Di atas bus dan kereta juga begitu, di saat penuh penumpang sangat wajar jika berdiri rapat berdesakan. Inilah peluang bagi copet, lebih mudah beraksi, menutupi tangan dengan map atau tas ransel.
3. Pura-pura muntah. Ini dilakukan oleh copet yang berkelompok. Penumpang hanya beberapa orang, tetiba di sebuah tempat naik tiga orang bersamaan.
Satu orang copet akan mendekati calon korban, duduk di sebelahnya. Di tengah jalan dia pura-pura mual dan mau muntah. Si calon korban yang kuatir kena muntahan menjadi panik. Saat itulah copet kedua beraksi.
Setelah berhasil mengambil sesuatu, copet kedua mengoper hasil jarahan ke orang ketiga. Lalu di sebuah tempat mereka turun, termasuk yang pura-pura sakit. Penumpang baru sadar setelah memeriksa tasnya.
4. Mengalihkan perhatian dengan membuat kehebohan. Ini juga biasa dilakukan copet berkelompok. Kalau di atas bus, bisa empat orang yang naik. Satu orang menjaga pintu belakang, satu lagi di depan, satu lagi bertugas mengalihkan perhatian penumpang dan satu lagi yang menjarah korban.
Bahayanya jika ketahuan, dua pencopet segera kabur melompat, yang menjaga pintu akan melakukan kekerasan kepada yang berusaha mengejar. Mereka juga berbekal senjata tajam. Setelah yakin tak ada yang berani mengejar, barulah mereka melompat turun.
Menjelang lebaran banyak copet berakhir. Di Depok misalnya, tiga orang copet beraksi di angkot 06 jurusan simpangan-terminal. Naik dari depan RS Hermina menuju terminal. Baru beberapa meter sudah beraksi.

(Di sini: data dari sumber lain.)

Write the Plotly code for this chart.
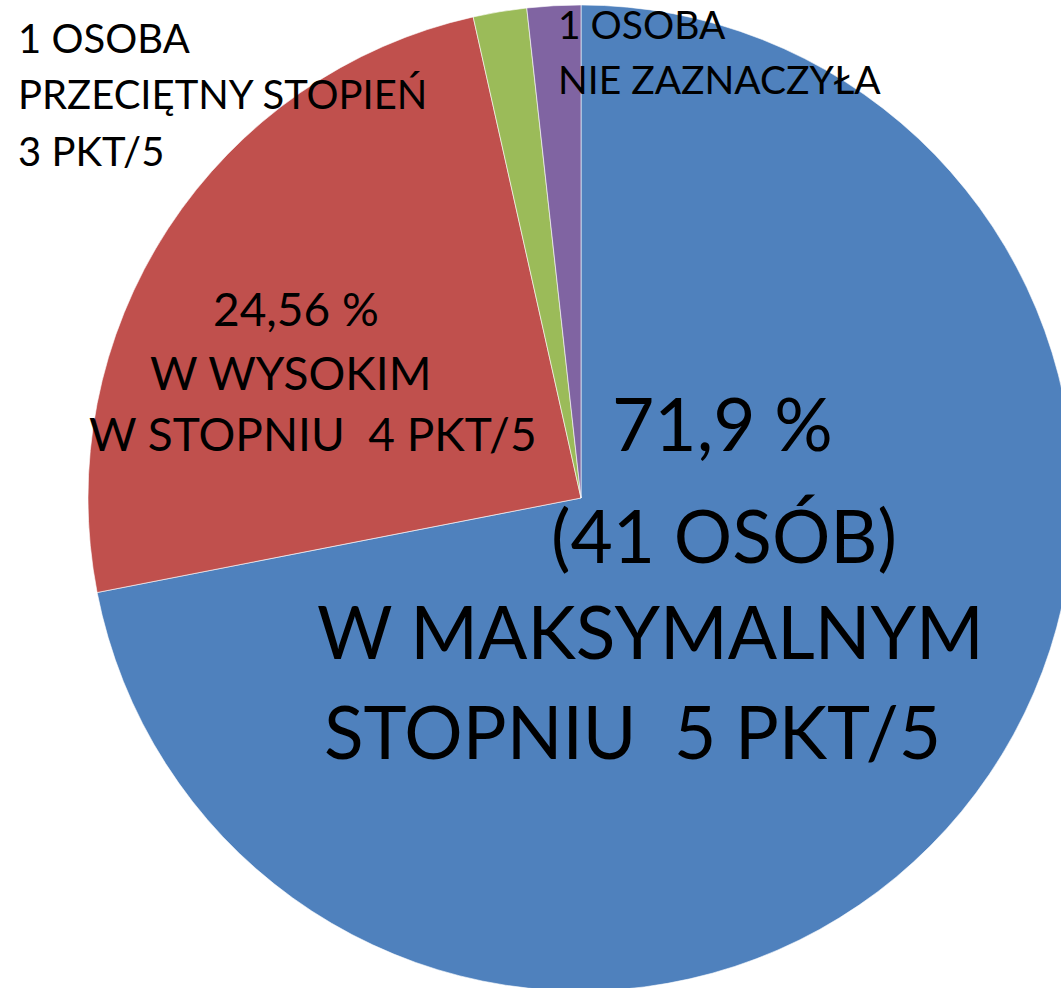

Untungnya si korban memergoki. Copet pertama mengambil hape, diberikan pada copet kedua yang duduk dekat pintu. Lalu hape itu dioper ke copet ketiga yang duduk di samping sopir. Si korban menuduh, mereka marah dan membentak seolah tak bersalah.
Si korban meminta tolong penumpang lain miss call hapenya, ternyata deringnya ada di copet ketiga. Si korban serta Merta merebut hape di saku pencopet.
Kelompok itu turun sambil marah-marah karena gagal dalam aksinya. Untungnya mereka tidak melakukan tindakan kekerasan.